Sport facility in Mendizorrotza, Spain

The new sports facility for Mendizorrotza is located in Vitoria-Gasteiz, the capital city of the Spanish Basque country and was designed to be both energy-efficient and climate-friendly thanks to its architectural coherency and the use of semi-transparent solar modules.

Constructed from a framework of 1,000 tonnes of galvanized steel which supports the glass shell, the building appears to float on top of its concrete base. Nevertheless, architectural weightlessness is not the only unique characteristic of this striking building: the municipal building owner also wanted to send a clear message on sustainability. Vitoria-Gasteiz ranks as one of Spain’s pioneers and won the European Green Capital Award 2012. “Our goal was to integrate all of the solutions into one rational design that would significantly lower the power consumption of the sports complex,” explains Fernando Bajo Martínez de Murguía, the Spanish architect, planner and site manager from Vitoria.
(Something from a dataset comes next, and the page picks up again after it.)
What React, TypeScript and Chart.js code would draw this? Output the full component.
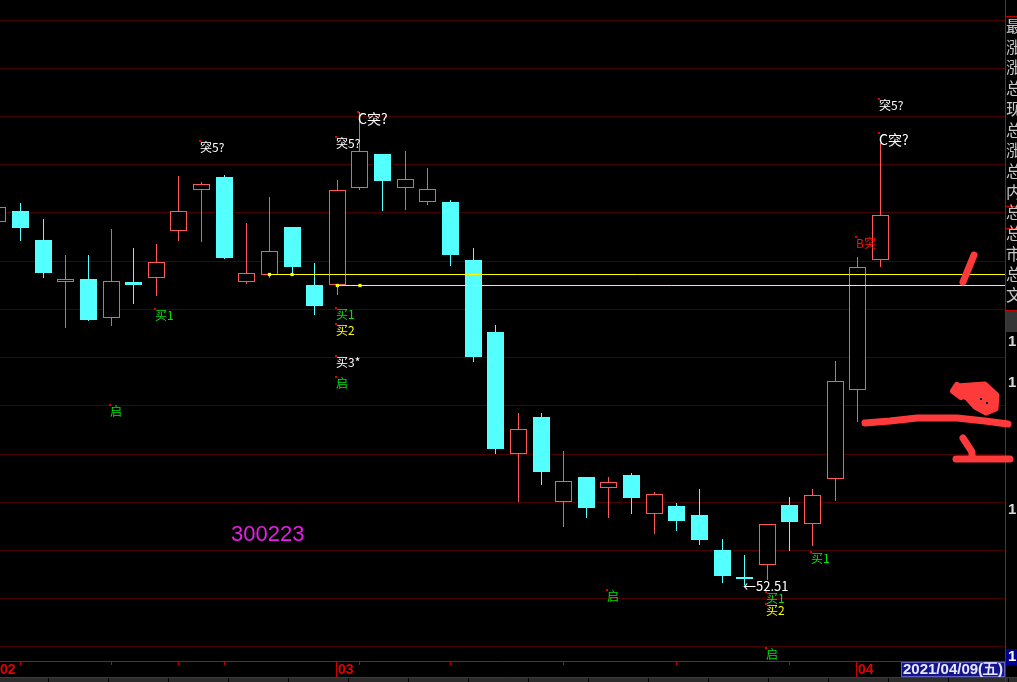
import React, { useEffect, useRef } from "react";
import { Chart, registerables } from "chart.js";

Chart.register(...registerables);

// ---- data ----
const DATES = [
  "2021-02-01", "2021-02-02", "2021-02-03", "2021-02-04", "2021-02-05",
  "2021-02-08", "2021-02-09", "2021-02-10", "2021-02-18", "2021-02-19",
  "2021-02-22", "2021-02-23", "2021-02-24", "2021-02-25", "2021-02-26",
  "2021-03-01", "2021-03-02", "2021-03-03", "2021-03-04", "2021-03-05",
  "2021-03-08", "2021-03-09", "2021-03-10", "2021-03-11", "2021-03-12",
  "2021-03-15", "2021-03-16", "2021-03-17", "2021-03-18", "2021-03-19",
  "2021-03-22", "2021-03-23", "2021-03-24", "2021-03-25", "2021-03-26",
  "2021-03-29", "2021-03-30", "2021-03-31", "2021-04-01", "2021-04-02",
];
const OPEN = [
  88.84, 89.91, 87.01, 82.84, 83.11, 79.24, 82.81, 83.24, 87.94, 92.04,
  93.31, 82.84, 83.54, 88.31, 82.51, 82.48, 92.24, 95.61, 92.24, 90.84,
  90.81, 85.01, 77.81, 65.64, 69.31, 60.84, 63.31, 62.24, 63.51, 59.64,
  60.41, 59.51, 56.01, 53.31, 54.51, 60.51, 58.61, 63.14, 71.98, 84.98,
];
const CLOSE = [
  90.31, 88.21, 83.74, 83.08, 79.01, 82.91, 82.51, 84.81, 89.91, 92.61,
  85.21, 83.71, 85.91, 84.31, 80.41, 92.01, 95.91, 92.94, 93.11, 92.11,
  85.51, 75.31, 66.11, 68.11, 63.81, 62.91, 60.21, 62.81, 61.21, 61.61,
  58.91, 57.01, 53.41, 53.11, 58.61, 58.81, 61.51, 72.88, 84.28, 89.48,
];
const HIGH = [
  90.5, 90.71, 89.11, 85.51, 85.51, 88.11, 86.21, 86.61, 93.41, 92.81,
  93.51, 88.71, 91.31, 88.31, 84.71, 93.01, 99.78, 95.61, 95.91, 94.21,
  91.01, 86.21, 78.51, 69.71, 69.71, 65.91, 63.31, 63.31, 63.71, 61.81,
  60.71, 62.11, 57.11, 55.51, 58.61, 61.31, 62.11, 74.88, 85.31, 96.68,
];
const LOW = [
  88.6, 86.94, 83.24, 78.24, 78.94, 78.44, 80.64, 81.44, 86.94, 86.84,
  85.11, 82.64, 83.24, 83.54, 79.54, 81.51, 92.01, 89.94, 90.04, 90.54,
  84.44, 74.81, 65.61, 60.81, 62.51, 58.31, 59.21, 59.21, 59.61, 57.61,
  57.91, 56.51, 52.71, 52.51, 53.01, 55.91, 56.41, 60.91, 68.78, 84.28,
];

// horizontal support lines (start date, level) and marker dates
const LINE_STARTS = ["2021-02-24", "2021-03-01"];
const LINE_LEVELS = [83.56, 82.46];
const LINE_MARKS = [["2021-02-24", "2021-02-25"], ["2021-03-01", "2021-03-02"]];

const GRID_LEVELS = [
  109.04, 104.22, 99.4, 94.58, 89.76, 84.94, 80.12, 75.3, 70.48, 65.66,
  60.84, 56.02, 51.2, 46.38,
];
const TICK_DATES = [
  "2021-02-02", "2021-02-08", "2021-02-18", "2021-02-22", "2021-03-02",
  "2021-03-08", "2021-03-15", "2021-03-22", "2021-03-29",
];
const MONTH_DATES = ["2021-02-01", "2021-03-01", "2021-04-01"];
const MONTH_LABELS = ["02", "03", "04"];
const CURSOR_LABEL = "2021/04/09(五)";
const STOCK_CODE = "300223";

const LABEL_TEXTS = [
  "突5?", "买1", "启", "C突?", "突5?", "买1", "买2", "买3*", "启",
  "买1", "买2", "启", "启", "买1", "突5?", "C突?", "B突",
];
const LABEL_DATES = [
  "2021-02-19", "2021-02-10", "2021-02-08", "2021-03-02", "2021-03-01",
  "2021-03-01", "2021-03-01", "2021-03-01", "2021-03-01",
  "2021-03-26", "2021-03-26", "2021-03-26", "2021-03-17", "2021-03-30",
  "2021-04-02", "2021-04-02", "2021-04-01",
];
const LABEL_VALUES = [
  96.91, 80.11, 70.51, 99.81, 97.28, 80.18, 78.58, 75.44, 73.31,
  51.78, 50.58, 46.24, 52.01, 55.78, 101.08, 97.68, 87.28,
];
const LABEL_COLORS = [
  "#ffffff", "#00e600", "#00e600", "#ffffff", "#ffffff", "#00e600", "#ffff00",
  "#ffffff", "#00e600", "#00e600", "#ffff00", "#00e600", "#00e600", "#00e600",
  "#ffffff", "#ffffff", "#ff1010",
];
const LOW_MARK_DATE = "2021-03-25";
const LOW_MARK_TEXT = "←52.51";

const PANEL_CHARS = ["最", "涨", "涨", "总", "现", "总", "涨", "总", "内", "总", "总", "市", "总", "文"];
const PANEL_NUMS = ["1", "1", "1"];

// ---- styles ----
const RED = "#ff5858";
const CYAN = "#54ffff";
const GRID = "#480000";
const AXIS_RED = "#c80000";

const idx = (d: string) => DATES.indexOf(d);

// snap candle elements to whole pixels (the original is a pixel-aligned terminal chart)
const snap = {
  id: "snap",
  afterDatasetsUpdate(chart: any) {
    chart.data.datasets.forEach((ds: any, i: number) => {
      if (ds.type !== "bar") return;
      const meta = chart.getDatasetMeta(i);
      meta.data.forEach((el: any) => {
        el.x = Math.floor(el.x) + 0.5;
        el.y = Math.round(el.y);
        el.base = Math.round(el.base);
      });
    });
  },
};

const decor = {
  id: "decor",
  beforeDraw(chart: any) {
    const { ctx, width, height } = chart;
    ctx.save();
    ctx.fillStyle = "#000";
    ctx.fillRect(0, 0, width, height);
    ctx.restore();
  },
  beforeDatasetsDraw(chart: any) {
    const { ctx, chartArea } = chart;
    const ys = chart.scales.y;
    ctx.save();
    ctx.strokeStyle = GRID;
    ctx.lineWidth = 1;
    for (const v of GRID_LEVELS) {
      const y = Math.round(ys.getPixelForValue(v)) + 0.5;
      ctx.beginPath();
      ctx.moveTo(chartArea.left, y);
      ctx.lineTo(chartArea.right, y);
      ctx.stroke();
    }
    ctx.restore();
  },
  afterDatasetsDraw(chart: any) {
    const { ctx } = chart;
    const xs = chart.scales.x;
    const ys = chart.scales.y;
    ctx.save();
    ctx.textBaseline = "top";
    ctx.textAlign = "left";
    for (let i = 0; i < LABEL_TEXTS.length; i++) {
      const x = Math.floor(xs.getPixelForValue(idx(LABEL_DATES[i])));
      const y = Math.round(ys.getPixelForValue(LABEL_VALUES[i]));
      ctx.fillStyle = "#e00000";
      ctx.fillRect(x - 2, y - 1, 2, 2);
      const big = LABEL_TEXTS[i].startsWith("C");
      ctx.font = (big ? "14px" : "12px") + ' "Noto Sans CJK SC"';
      ctx.fillStyle = LABEL_COLORS[i];
      ctx.fillText(LABEL_TEXTS[i], x - 1, y);
    }
    // low price mark
    const li = idx(LOW_MARK_DATE);
    ctx.textBaseline = "middle";
    ctx.font = '13px "Noto Sans CJK SC"';
    ctx.fillStyle = "#ffffff";
    ctx.fillText(LOW_MARK_TEXT, Math.floor(xs.getPixelForValue(li)) - 1, Math.round(ys.getPixelForValue(LOW[li])) + 1);
    // stock code
    ctx.font = '22px "Liberation Sans"';
    ctx.fillStyle = "#e61ee6";
    ctx.fillText(STOCK_CODE, chart.chartArea.left + 231, chart.chartArea.top + 535);
    ctx.restore();
  },
  afterDraw(chart: any) {
    const { ctx, chartArea, width, height } = chart;
    const xs = chart.scales.x;
    const base = chartArea.bottom;
    const R = chartArea.right;
    ctx.save();
    // bottom axis
    ctx.strokeStyle = AXIS_RED;
    ctx.lineWidth = 1;
    ctx.beginPath();
    ctx.moveTo(0, base + 0.5);
    ctx.lineTo(R, base + 0.5);
    ctx.stroke();
    for (const d of TICK_DATES) {
      const x = Math.floor(xs.getPixelForValue(idx(d))) + 0.5;
      ctx.beginPath();
      ctx.moveTo(x, base);
      ctx.lineTo(x, base + 4);
      ctx.stroke();
    }
    ctx.font = 'bold 14px "Liberation Sans"';
    ctx.textBaseline = "middle";
    ctx.fillStyle = "#e00000";
    for (let i = 0; i < MONTH_DATES.length; i++) {
      const x = Math.max(0, Math.floor(xs.getPixelForValue(idx(MONTH_DATES[i]))));
      if (x > 0) {
        ctx.beginPath();
        ctx.moveTo(x - 0.5, base);
        ctx.lineTo(x - 0.5, base + 16);
        ctx.stroke();
      }
      ctx.fillText(MONTH_LABELS[i], x + (x > 0 ? 1 : 0), base + 9);
    }
    // cursor date box
    ctx.fillStyle = "#14148c";
    ctx.fillRect(901, base + 1, R - 901, 15);
    ctx.strokeStyle = "#6060c0";
    ctx.strokeRect(901.5, base + 1.5, R - 902, 14);
    ctx.fillStyle = "#e8e8ff";
    ctx.font = 'bold 15px "Liberation Sans"';
    ctx.fillText(CURSOR_LABEL, 903, base + 9);
    // bottom tab strip
    ctx.strokeStyle = AXIS_RED;
    ctx.beginPath();
    ctx.moveTo(0, base + 16.5);
    ctx.lineTo(width, base + 16.5);
    ctx.stroke();
    ctx.fillStyle = "#2c2c2c";
    ctx.fillRect(0, base + 17, width, height - base - 17);
    ctx.fillStyle = "#000";
    for (let x = 48; x < width; x += 60) ctx.fillRect(x, base + 17, 1, height - base - 17);
    // right panel
    ctx.strokeStyle = AXIS_RED;
    ctx.beginPath();
    ctx.moveTo(R + 0.5, 0);
    ctx.lineTo(R + 0.5, height);
    ctx.stroke();
    for (const y of [16, 206, 228, 249, 310]) {
      ctx.beginPath();
      ctx.moveTo(R, y + 0.5);
      ctx.lineTo(width, y + 0.5);
      ctx.stroke();
    }
    ctx.font = '16px "Noto Sans CJK SC"';
    ctx.fillStyle = "#c8c8c8";
    ctx.textBaseline = "middle";
    PANEL_CHARS.forEach((c, i) => ctx.fillText(c, R + 1, 26 + i * 20.7));
    ctx.fillStyle = "#353535";
    ctx.fillRect(R + 1, 311, width - R - 1, 21);
    ctx.font = 'bold 15px "Liberation Sans"';
    ctx.fillStyle = "#d8d8d8";
    [342, 383, 510].forEach((y, i) => ctx.fillText(PANEL_NUMS[i], R + 3, y));
    ctx.fillStyle = "#000090";
    ctx.fillRect(R + 1, 649, width - R - 1, 16);
    ctx.fillStyle = "#ffffff";
    ctx.fillText("1", R + 3, 657);
    // hand-drawn marks
    ctx.strokeStyle = "#ff3a3a";
    ctx.fillStyle = "#ff3a3a";
    ctx.lineCap = "round";
    ctx.lineJoin = "round";
    ctx.lineWidth = 7;
    const path = (pts: number[][]) => {
      ctx.beginPath();
      ctx.moveTo(pts[0][0], pts[0][1]);
      for (let i = 1; i < pts.length; i++) ctx.lineTo(pts[i][0], pts[i][1]);
      ctx.stroke();
    };
    path([[974, 255], [963, 282]]);
    path([[865, 423], [890, 421], [917, 418], [957, 418], [985, 421], [1008, 424]]);
    ctx.beginPath();
    const blob = [[956, 386], [985, 384], [997, 395], [996, 409], [986, 413], [975, 407], [967, 398], [961, 396]];
    ctx.moveTo(blob[0][0], blob[0][1]);
    for (const p of blob.slice(1)) ctx.lineTo(p[0], p[1]);
    ctx.closePath();
    ctx.fill();
    ctx.lineWidth = 5;
    ctx.stroke();
    ctx.lineWidth = 6;
    path([[961, 397], [953, 391], [957, 385]]);
    ctx.lineWidth = 7;
    path([[963, 438], [972, 452], [972, 458]]);
    path([[956, 459], [1010, 459]]);
    ctx.fillStyle = "#000";
    ctx.fillRect(980, 398, 2, 2);
    ctx.fillRect(986, 402, 2, 2);
    ctx.restore();
  },
};

export default function App() {
  const ref = useRef<HTMLCanvasElement>(null);
  useEffect(() => {
    const up = DATES.map((_, i) => CLOSE[i] >= OPEN[i]);
    const bodies = DATES.map((_, i) => ({ x: i, y: [Math.min(OPEN[i], CLOSE[i]), Math.max(OPEN[i], CLOSE[i])] }));
    const wicks = DATES.map((_, i) => ({ x: i, y: [LOW[i], HIGH[i]] }));
    const lastX = DATES.length + 4.5;
    const lineSets: any[] = LINE_LEVELS.map((lv, i) => ({
      type: "line",
      data: [{ x: idx(LINE_STARTS[i]), y: lv }, { x: lastX, y: lv }],
      borderColor: "#ffff00",
      borderWidth: 1,
      pointRadius: 0,
      order: 0,
    }));
    const markSets: any[] = LINE_LEVELS.map((lv, i) => ({
      type: "scatter",
      data: LINE_MARKS[i].map((d) => ({ x: idx(d), y: lv })),
      backgroundColor: "#ffff00",
      borderWidth: 0,
      pointStyle: "rect",
      pointRadius: 2.3,
      order: 0,
    }));
    const chart = new Chart(ref.current as HTMLCanvasElement, {
      type: "bar",
      data: {
        datasets: [
          {
            type: "bar",
            data: wicks as any,
            backgroundColor: up.map((u) => (u ? RED : CYAN)),
            borderWidth: 0,
            barThickness: 1,
            grouped: false,
            inflateAmount: 0,
            order: 2,
          } as any,
          {
            type: "bar",
            data: bodies as any,
            backgroundColor: up.map((u) => (u ? "#000000" : CYAN)),
            borderColor: up.map((u) => (u ? RED : CYAN)),
            borderWidth: up.map((u) => (u ? 1 : 0)),
            borderSkipped: false,
            barThickness: 17,
            grouped: false,
            inflateAmount: 0,
            order: 1,
          } as any,
          ...lineSets,
          ...markSets,
        ],
      },
      options: {
        responsive: false,
        animation: false,
        devicePixelRatio: 1,
        layout: { autoPadding: false, padding: { left: 0, right: 12, top: 0, bottom: 21 } },
        scales: {
          x: { type: "linear", min: 0.094, max: 44.5, display: false, offset: false, grid: { offset: false } },
          y: { type: "linear", min: 44.91, max: 111.01, display: false, offset: false },
        },
        plugins: { legend: { display: false }, tooltip: { enabled: false } },
        events: [],
      } as any,
      plugins: [snap, decor],
    });
    return () => chart.destroy();
  }, []);
  return (
    <div style={{ position: "fixed", left: 0, top: 0, width: 1017, height: 682, background: "#000" }}>
      <canvas ref={ref} width={1017} height={682} style={{ display: "block" }} />
    </div>
  );
}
With a total of 9,702 m² of floor space, the indoor swimming area houses a children’s swimming pool along with an Olympic pool which contains a submerged pontoon providing movable partitioning. In addition, several other facilities for competitive and recreational sports are spread across various floors.

The design also includes a double glazed climate control system that serves as a thermal air cushion to modulate solar gain. To utilize the concentrated solar energy that is generated from the long south-facing facade, 56 semi-transparent photovoltaic modules have been integrated into the facade. The modules generate an estimated annual power output of 6,450 kilowatt hours (kWh). In terms of the Spanish energy mix, this means a reduction in emissions of roughly three tonnes of carbon dioxide. In addition, the semi-transparent modules also offer shading from the sun and thus help prevent the halls from overheating, in addition to conserving the energy needed for cooling and lighting.